* _EXERCISE DATA_
━━━

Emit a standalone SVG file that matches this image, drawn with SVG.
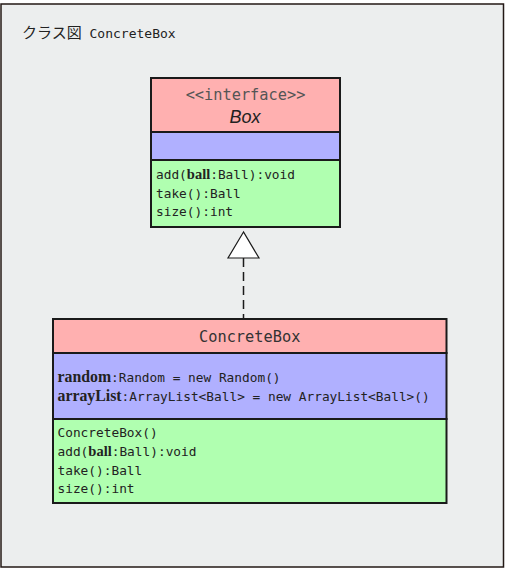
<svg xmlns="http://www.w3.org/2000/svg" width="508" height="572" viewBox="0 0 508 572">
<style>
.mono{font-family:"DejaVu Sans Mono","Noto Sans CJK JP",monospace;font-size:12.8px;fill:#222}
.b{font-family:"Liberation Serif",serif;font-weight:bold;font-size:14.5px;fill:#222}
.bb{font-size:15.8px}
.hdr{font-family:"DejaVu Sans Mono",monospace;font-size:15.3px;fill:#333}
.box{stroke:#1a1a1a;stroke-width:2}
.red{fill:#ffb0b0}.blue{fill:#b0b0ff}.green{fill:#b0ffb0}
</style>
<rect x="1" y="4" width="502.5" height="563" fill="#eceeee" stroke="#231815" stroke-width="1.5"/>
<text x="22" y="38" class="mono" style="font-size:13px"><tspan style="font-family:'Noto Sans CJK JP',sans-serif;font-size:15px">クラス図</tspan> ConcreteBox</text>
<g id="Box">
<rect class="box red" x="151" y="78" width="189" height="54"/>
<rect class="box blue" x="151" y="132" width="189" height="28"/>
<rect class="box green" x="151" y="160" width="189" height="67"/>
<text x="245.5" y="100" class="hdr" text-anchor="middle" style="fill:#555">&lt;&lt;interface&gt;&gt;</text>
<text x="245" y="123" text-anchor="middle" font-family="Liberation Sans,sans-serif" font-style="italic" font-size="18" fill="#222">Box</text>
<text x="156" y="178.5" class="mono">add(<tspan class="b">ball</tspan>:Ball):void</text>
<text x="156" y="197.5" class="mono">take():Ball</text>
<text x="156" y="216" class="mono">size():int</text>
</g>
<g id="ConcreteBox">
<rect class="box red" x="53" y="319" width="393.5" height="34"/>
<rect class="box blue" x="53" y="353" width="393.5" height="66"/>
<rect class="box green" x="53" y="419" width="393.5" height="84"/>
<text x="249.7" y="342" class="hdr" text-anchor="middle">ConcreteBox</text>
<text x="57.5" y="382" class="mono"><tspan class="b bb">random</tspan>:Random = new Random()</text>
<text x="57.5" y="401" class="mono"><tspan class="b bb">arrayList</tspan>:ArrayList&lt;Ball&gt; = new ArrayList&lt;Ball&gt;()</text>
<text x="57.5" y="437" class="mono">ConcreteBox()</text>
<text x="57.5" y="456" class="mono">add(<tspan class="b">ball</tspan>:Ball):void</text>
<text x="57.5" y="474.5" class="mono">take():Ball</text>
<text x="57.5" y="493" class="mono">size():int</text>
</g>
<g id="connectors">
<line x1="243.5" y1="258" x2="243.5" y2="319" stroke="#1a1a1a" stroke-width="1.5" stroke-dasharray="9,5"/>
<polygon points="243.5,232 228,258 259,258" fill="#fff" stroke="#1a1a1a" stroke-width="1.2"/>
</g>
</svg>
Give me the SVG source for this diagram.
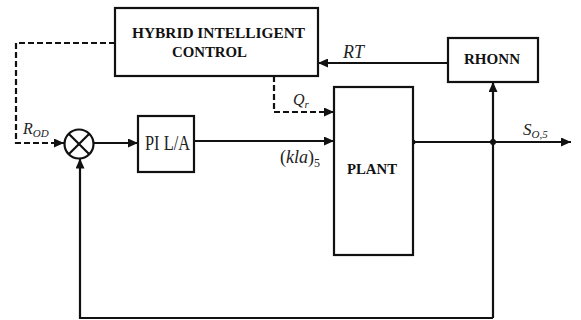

━━━

* _EXERCISE INSTRUCTIONS_
Copy the material shown above in full and exactly. Skip the pictures.

* _PROBLEM SOLUTION_
Emit a standalone SVG file that matches this image, drawn with SVG.
<svg xmlns="http://www.w3.org/2000/svg" width="508" height="572" viewBox="0 0 508 572">
<style>
.mono{font-family:"DejaVu Sans Mono","Noto Sans CJK JP",monospace;font-size:12.8px;fill:#222}
.b{font-family:"Liberation Serif",serif;font-weight:bold;font-size:14.5px;fill:#222}
.bb{font-size:15.8px}
.hdr{font-family:"DejaVu Sans Mono",monospace;font-size:15.3px;fill:#333}
.box{stroke:#1a1a1a;stroke-width:2}
.red{fill:#ffb0b0}.blue{fill:#b0b0ff}.green{fill:#b0ffb0}
</style>
<rect x="1" y="4" width="502.5" height="563" fill="#eceeee" stroke="#231815" stroke-width="1.5"/>
<text x="22" y="38" class="mono" style="font-size:13px"><tspan style="font-family:'Noto Sans CJK JP',sans-serif;font-size:15px">クラス図</tspan> ConcreteBox</text>
<g id="Box">
<rect class="box red" x="151" y="78" width="189" height="54"/>
<rect class="box blue" x="151" y="132" width="189" height="28"/>
<rect class="box green" x="151" y="160" width="189" height="67"/>
<text x="245.5" y="100" class="hdr" text-anchor="middle" style="fill:#555">&lt;&lt;interface&gt;&gt;</text>
<text x="245" y="123" text-anchor="middle" font-family="Liberation Sans,sans-serif" font-style="italic" font-size="18" fill="#222">Box</text>
<text x="156" y="178.5" class="mono">add(<tspan class="b">ball</tspan>:Ball):void</text>
<text x="156" y="197.5" class="mono">take():Ball</text>
<text x="156" y="216" class="mono">size():int</text>
</g>
<g id="ConcreteBox">
<rect class="box red" x="53" y="319" width="393.5" height="34"/>
<rect class="box blue" x="53" y="353" width="393.5" height="66"/>
<rect class="box green" x="53" y="419" width="393.5" height="84"/>
<text x="249.7" y="342" class="hdr" text-anchor="middle">ConcreteBox</text>
<text x="57.5" y="382" class="mono"><tspan class="b bb">random</tspan>:Random = new Random()</text>
<text x="57.5" y="401" class="mono"><tspan class="b bb">arrayList</tspan>:ArrayList&lt;Ball&gt; = new ArrayList&lt;Ball&gt;()</text>
<text x="57.5" y="437" class="mono">ConcreteBox()</text>
<text x="57.5" y="456" class="mono">add(<tspan class="b">ball</tspan>:Ball):void</text>
<text x="57.5" y="474.5" class="mono">take():Ball</text>
<text x="57.5" y="493" class="mono">size():int</text>
</g>
<g id="connectors">
<line x1="243.5" y1="258" x2="243.5" y2="319" stroke="#1a1a1a" stroke-width="1.5" stroke-dasharray="9,5"/>
<polygon points="243.5,232 228,258 259,258" fill="#fff" stroke="#1a1a1a" stroke-width="1.2"/>
</g>
</svg>
Give me the SVG source for this diagram.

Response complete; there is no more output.